═══ Data shown

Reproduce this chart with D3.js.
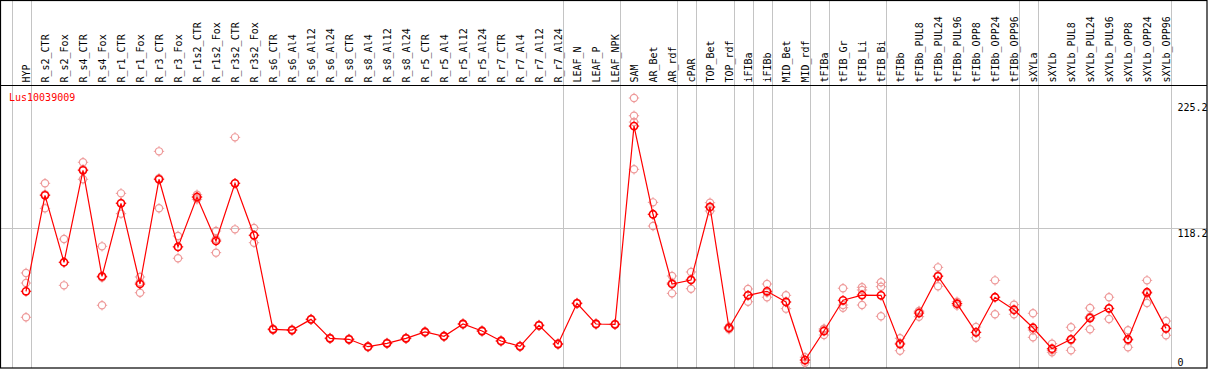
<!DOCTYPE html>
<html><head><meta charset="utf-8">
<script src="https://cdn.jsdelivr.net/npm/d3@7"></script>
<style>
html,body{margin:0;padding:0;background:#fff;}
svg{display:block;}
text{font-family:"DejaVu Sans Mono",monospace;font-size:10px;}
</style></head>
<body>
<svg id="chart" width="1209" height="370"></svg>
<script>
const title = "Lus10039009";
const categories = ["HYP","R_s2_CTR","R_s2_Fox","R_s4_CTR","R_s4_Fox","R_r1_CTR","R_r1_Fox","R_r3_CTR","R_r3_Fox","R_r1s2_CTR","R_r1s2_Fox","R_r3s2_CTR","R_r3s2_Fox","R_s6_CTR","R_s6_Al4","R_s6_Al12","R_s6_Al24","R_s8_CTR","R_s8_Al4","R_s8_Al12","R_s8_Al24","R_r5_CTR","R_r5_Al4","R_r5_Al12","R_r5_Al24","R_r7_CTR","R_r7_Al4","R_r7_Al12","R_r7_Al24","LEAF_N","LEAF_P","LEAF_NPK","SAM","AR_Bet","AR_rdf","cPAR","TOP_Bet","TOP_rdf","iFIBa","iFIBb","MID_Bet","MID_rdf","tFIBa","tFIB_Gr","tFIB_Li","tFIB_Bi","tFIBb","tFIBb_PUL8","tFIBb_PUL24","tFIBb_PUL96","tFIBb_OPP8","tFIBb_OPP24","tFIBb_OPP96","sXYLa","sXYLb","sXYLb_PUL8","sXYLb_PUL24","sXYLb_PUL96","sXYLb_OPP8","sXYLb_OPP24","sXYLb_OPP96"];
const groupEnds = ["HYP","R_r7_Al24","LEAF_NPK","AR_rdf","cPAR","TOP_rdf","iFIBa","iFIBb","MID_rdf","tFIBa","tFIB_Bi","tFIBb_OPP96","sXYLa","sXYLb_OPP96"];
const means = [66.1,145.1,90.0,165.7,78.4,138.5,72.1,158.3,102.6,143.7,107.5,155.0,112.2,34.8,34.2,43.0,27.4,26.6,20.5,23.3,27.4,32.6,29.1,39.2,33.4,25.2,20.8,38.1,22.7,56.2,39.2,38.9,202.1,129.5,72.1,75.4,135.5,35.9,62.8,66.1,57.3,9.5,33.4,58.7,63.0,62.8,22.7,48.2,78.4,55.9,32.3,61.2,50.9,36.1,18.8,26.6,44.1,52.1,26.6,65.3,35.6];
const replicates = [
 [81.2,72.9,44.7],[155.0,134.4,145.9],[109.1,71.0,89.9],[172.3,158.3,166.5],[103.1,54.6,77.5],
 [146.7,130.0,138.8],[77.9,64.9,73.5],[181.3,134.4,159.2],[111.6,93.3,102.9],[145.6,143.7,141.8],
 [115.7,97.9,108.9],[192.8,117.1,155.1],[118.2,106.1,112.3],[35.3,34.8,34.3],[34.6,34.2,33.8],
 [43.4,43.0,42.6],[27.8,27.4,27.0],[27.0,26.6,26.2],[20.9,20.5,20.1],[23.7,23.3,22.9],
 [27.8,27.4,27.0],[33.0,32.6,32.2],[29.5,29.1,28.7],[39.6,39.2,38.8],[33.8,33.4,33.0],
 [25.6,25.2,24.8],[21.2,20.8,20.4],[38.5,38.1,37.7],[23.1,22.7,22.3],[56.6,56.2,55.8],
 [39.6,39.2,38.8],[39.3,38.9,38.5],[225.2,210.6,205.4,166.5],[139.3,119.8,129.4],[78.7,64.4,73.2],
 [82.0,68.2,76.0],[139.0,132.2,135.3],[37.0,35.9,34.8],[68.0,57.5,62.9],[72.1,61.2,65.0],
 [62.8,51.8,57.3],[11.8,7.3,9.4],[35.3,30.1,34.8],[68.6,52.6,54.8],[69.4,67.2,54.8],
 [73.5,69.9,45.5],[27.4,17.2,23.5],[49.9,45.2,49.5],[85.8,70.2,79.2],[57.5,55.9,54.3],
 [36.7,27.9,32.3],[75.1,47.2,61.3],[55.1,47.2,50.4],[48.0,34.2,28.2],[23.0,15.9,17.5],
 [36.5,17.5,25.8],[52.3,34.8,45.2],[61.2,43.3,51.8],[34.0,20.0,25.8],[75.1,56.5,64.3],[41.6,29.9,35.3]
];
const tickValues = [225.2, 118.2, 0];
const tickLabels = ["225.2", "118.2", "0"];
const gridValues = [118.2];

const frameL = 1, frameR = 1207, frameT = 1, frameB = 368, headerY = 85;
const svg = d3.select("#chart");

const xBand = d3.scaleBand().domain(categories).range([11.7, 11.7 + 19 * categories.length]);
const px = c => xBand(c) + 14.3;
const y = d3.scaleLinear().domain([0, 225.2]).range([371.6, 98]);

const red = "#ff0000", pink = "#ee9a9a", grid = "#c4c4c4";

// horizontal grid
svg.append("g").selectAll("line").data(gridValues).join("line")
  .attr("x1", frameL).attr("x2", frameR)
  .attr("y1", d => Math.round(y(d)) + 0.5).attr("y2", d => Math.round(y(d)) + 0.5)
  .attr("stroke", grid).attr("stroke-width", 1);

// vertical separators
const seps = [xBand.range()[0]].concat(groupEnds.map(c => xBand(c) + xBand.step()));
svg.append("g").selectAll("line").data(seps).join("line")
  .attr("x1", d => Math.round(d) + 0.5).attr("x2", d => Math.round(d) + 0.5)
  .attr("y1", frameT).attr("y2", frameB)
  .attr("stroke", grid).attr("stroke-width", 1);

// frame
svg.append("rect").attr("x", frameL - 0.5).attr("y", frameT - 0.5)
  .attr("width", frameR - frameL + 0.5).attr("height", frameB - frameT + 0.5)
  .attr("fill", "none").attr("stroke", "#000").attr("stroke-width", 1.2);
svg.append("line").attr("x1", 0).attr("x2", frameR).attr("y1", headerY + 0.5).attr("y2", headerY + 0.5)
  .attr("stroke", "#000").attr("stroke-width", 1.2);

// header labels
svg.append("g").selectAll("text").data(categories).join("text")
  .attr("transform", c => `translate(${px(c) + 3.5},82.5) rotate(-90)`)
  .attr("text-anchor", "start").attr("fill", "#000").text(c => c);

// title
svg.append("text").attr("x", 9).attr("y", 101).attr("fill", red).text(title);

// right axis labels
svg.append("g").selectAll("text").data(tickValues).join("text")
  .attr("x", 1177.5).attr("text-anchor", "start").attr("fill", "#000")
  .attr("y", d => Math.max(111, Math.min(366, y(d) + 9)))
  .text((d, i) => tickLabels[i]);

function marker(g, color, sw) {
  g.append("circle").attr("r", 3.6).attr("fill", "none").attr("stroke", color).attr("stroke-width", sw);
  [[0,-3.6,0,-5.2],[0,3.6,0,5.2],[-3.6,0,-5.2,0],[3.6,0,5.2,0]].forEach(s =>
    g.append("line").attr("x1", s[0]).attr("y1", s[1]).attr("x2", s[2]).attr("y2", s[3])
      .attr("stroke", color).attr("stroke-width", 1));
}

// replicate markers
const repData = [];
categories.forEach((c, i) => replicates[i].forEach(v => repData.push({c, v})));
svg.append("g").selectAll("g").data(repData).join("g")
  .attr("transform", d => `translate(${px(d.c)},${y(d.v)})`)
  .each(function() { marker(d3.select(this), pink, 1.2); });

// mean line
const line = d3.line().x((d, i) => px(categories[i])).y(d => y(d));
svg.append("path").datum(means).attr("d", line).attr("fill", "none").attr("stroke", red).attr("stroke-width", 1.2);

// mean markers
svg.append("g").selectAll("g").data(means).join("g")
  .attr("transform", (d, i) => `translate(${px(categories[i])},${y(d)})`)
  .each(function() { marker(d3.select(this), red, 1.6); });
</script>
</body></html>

══════

Given request
Exclude the pictures, and transcribe all of the material exactly.

The result
Reproduce this chart with D3.js.
<!DOCTYPE html>
<html><head><meta charset="utf-8">
<script src="https://cdn.jsdelivr.net/npm/d3@7"></script>
<style>
html,body{margin:0;padding:0;background:#fff;}
svg{display:block;}
text{font-family:"DejaVu Sans Mono",monospace;font-size:10px;}
</style></head>
<body>
<svg id="chart" width="1209" height="370"></svg>
<script>
const title = "Lus10039009";
const categories = ["HYP","R_s2_CTR","R_s2_Fox","R_s4_CTR","R_s4_Fox","R_r1_CTR","R_r1_Fox","R_r3_CTR","R_r3_Fox","R_r1s2_CTR","R_r1s2_Fox","R_r3s2_CTR","R_r3s2_Fox","R_s6_CTR","R_s6_Al4","R_s6_Al12","R_s6_Al24","R_s8_CTR","R_s8_Al4","R_s8_Al12","R_s8_Al24","R_r5_CTR","R_r5_Al4","R_r5_Al12","R_r5_Al24","R_r7_CTR","R_r7_Al4","R_r7_Al12","R_r7_Al24","LEAF_N","LEAF_P","LEAF_NPK","SAM","AR_Bet","AR_rdf","cPAR","TOP_Bet","TOP_rdf","iFIBa","iFIBb","MID_Bet","MID_rdf","tFIBa","tFIB_Gr","tFIB_Li","tFIB_Bi","tFIBb","tFIBb_PUL8","tFIBb_PUL24","tFIBb_PUL96","tFIBb_OPP8","tFIBb_OPP24","tFIBb_OPP96","sXYLa","sXYLb","sXYLb_PUL8","sXYLb_PUL24","sXYLb_PUL96","sXYLb_OPP8","sXYLb_OPP24","sXYLb_OPP96"];
const groupEnds = ["HYP","R_r7_Al24","LEAF_NPK","AR_rdf","cPAR","TOP_rdf","iFIBa","iFIBb","MID_rdf","tFIBa","tFIB_Bi","tFIBb_OPP96","sXYLa","sXYLb_OPP96"];
const means = [66.1,145.1,90.0,165.7,78.4,138.5,72.1,158.3,102.6,143.7,107.5,155.0,112.2,34.8,34.2,43.0,27.4,26.6,20.5,23.3,27.4,32.6,29.1,39.2,33.4,25.2,20.8,38.1,22.7,56.2,39.2,38.9,202.1,129.5,72.1,75.4,135.5,35.9,62.8,66.1,57.3,9.5,33.4,58.7,63.0,62.8,22.7,48.2,78.4,55.9,32.3,61.2,50.9,36.1,18.8,26.6,44.1,52.1,26.6,65.3,35.6];
const replicates = [
 [81.2,72.9,44.7],[155.0,134.4,145.9],[109.1,71.0,89.9],[172.3,158.3,166.5],[103.1,54.6,77.5],
 [146.7,130.0,138.8],[77.9,64.9,73.5],[181.3,134.4,159.2],[111.6,93.3,102.9],[145.6,143.7,141.8],
 [115.7,97.9,108.9],[192.8,117.1,155.1],[118.2,106.1,112.3],[35.3,34.8,34.3],[34.6,34.2,33.8],
 [43.4,43.0,42.6],[27.8,27.4,27.0],[27.0,26.6,26.2],[20.9,20.5,20.1],[23.7,23.3,22.9],
 [27.8,27.4,27.0],[33.0,32.6,32.2],[29.5,29.1,28.7],[39.6,39.2,38.8],[33.8,33.4,33.0],
 [25.6,25.2,24.8],[21.2,20.8,20.4],[38.5,38.1,37.7],[23.1,22.7,22.3],[56.6,56.2,55.8],
 [39.6,39.2,38.8],[39.3,38.9,38.5],[225.2,210.6,205.4,166.5],[139.3,119.8,129.4],[78.7,64.4,73.2],
 [82.0,68.2,76.0],[139.0,132.2,135.3],[37.0,35.9,34.8],[68.0,57.5,62.9],[72.1,61.2,65.0],
 [62.8,51.8,57.3],[11.8,7.3,9.4],[35.3,30.1,34.8],[68.6,52.6,54.8],[69.4,67.2,54.8],
 [73.5,69.9,45.5],[27.4,17.2,23.5],[49.9,45.2,49.5],[85.8,70.2,79.2],[57.5,55.9,54.3],
 [36.7,27.9,32.3],[75.1,47.2,61.3],[55.1,47.2,50.4],[48.0,34.2,28.2],[23.0,15.9,17.5],
 [36.5,17.5,25.8],[52.3,34.8,45.2],[61.2,43.3,51.8],[34.0,20.0,25.8],[75.1,56.5,64.3],[41.6,29.9,35.3]
];
const tickValues = [225.2, 118.2, 0];
const tickLabels = ["225.2", "118.2", "0"];
const gridValues = [118.2];

const frameL = 1, frameR = 1207, frameT = 1, frameB = 368, headerY = 85;
const svg = d3.select("#chart");

const xBand = d3.scaleBand().domain(categories).range([11.7, 11.7 + 19 * categories.length]);
const px = c => xBand(c) + 14.3;
const y = d3.scaleLinear().domain([0, 225.2]).range([371.6, 98]);

const red = "#ff0000", pink = "#ee9a9a", grid = "#c4c4c4";

// horizontal grid
svg.append("g").selectAll("line").data(gridValues).join("line")
  .attr("x1", frameL).attr("x2", frameR)
  .attr("y1", d => Math.round(y(d)) + 0.5).attr("y2", d => Math.round(y(d)) + 0.5)
  .attr("stroke", grid).attr("stroke-width", 1);

// vertical separators
const seps = [xBand.range()[0]].concat(groupEnds.map(c => xBand(c) + xBand.step()));
svg.append("g").selectAll("line").data(seps).join("line")
  .attr("x1", d => Math.round(d) + 0.5).attr("x2", d => Math.round(d) + 0.5)
  .attr("y1", frameT).attr("y2", frameB)
  .attr("stroke", grid).attr("stroke-width", 1);

// frame
svg.append("rect").attr("x", frameL - 0.5).attr("y", frameT - 0.5)
  .attr("width", frameR - frameL + 0.5).attr("height", frameB - frameT + 0.5)
  .attr("fill", "none").attr("stroke", "#000").attr("stroke-width", 1.2);
svg.append("line").attr("x1", 0).attr("x2", frameR).attr("y1", headerY + 0.5).attr("y2", headerY + 0.5)
  .attr("stroke", "#000").attr("stroke-width", 1.2);

// header labels
svg.append("g").selectAll("text").data(categories).join("text")
  .attr("transform", c => `translate(${px(c) + 3.5},82.5) rotate(-90)`)
  .attr("text-anchor", "start").attr("fill", "#000").text(c => c);

// title
svg.append("text").attr("x", 9).attr("y", 101).attr("fill", red).text(title);

// right axis labels
svg.append("g").selectAll("text").data(tickValues).join("text")
  .attr("x", 1177.5).attr("text-anchor", "start").attr("fill", "#000")
  .attr("y", d => Math.max(111, Math.min(366, y(d) + 9)))
  .text((d, i) => tickLabels[i]);

function marker(g, color, sw) {
  g.append("circle").attr("r", 3.6).attr("fill", "none").attr("stroke", color).attr("stroke-width", sw);
  [[0,-3.6,0,-5.2],[0,3.6,0,5.2],[-3.6,0,-5.2,0],[3.6,0,5.2,0]].forEach(s =>
    g.append("line").attr("x1", s[0]).attr("y1", s[1]).attr("x2", s[2]).attr("y2", s[3])
      .attr("stroke", color).attr("stroke-width", 1));
}

// replicate markers
const repData = [];
categories.forEach((c, i) => replicates[i].forEach(v => repData.push({c, v})));
svg.append("g").selectAll("g").data(repData).join("g")
  .attr("transform", d => `translate(${px(d.c)},${y(d.v)})`)
  .each(function() { marker(d3.select(this), pink, 1.2); });

// mean line
const line = d3.line().x((d, i) => px(categories[i])).y(d => y(d));
svg.append("path").datum(means).attr("d", line).attr("fill", "none").attr("stroke", red).attr("stroke-width", 1.2);

// mean markers
svg.append("g").selectAll("g").data(means).join("g")
  .attr("transform", (d, i) => `translate(${px(categories[i])},${y(d)})`)
  .each(function() { marker(d3.select(this), red, 1.6); });
</script>
</body></html>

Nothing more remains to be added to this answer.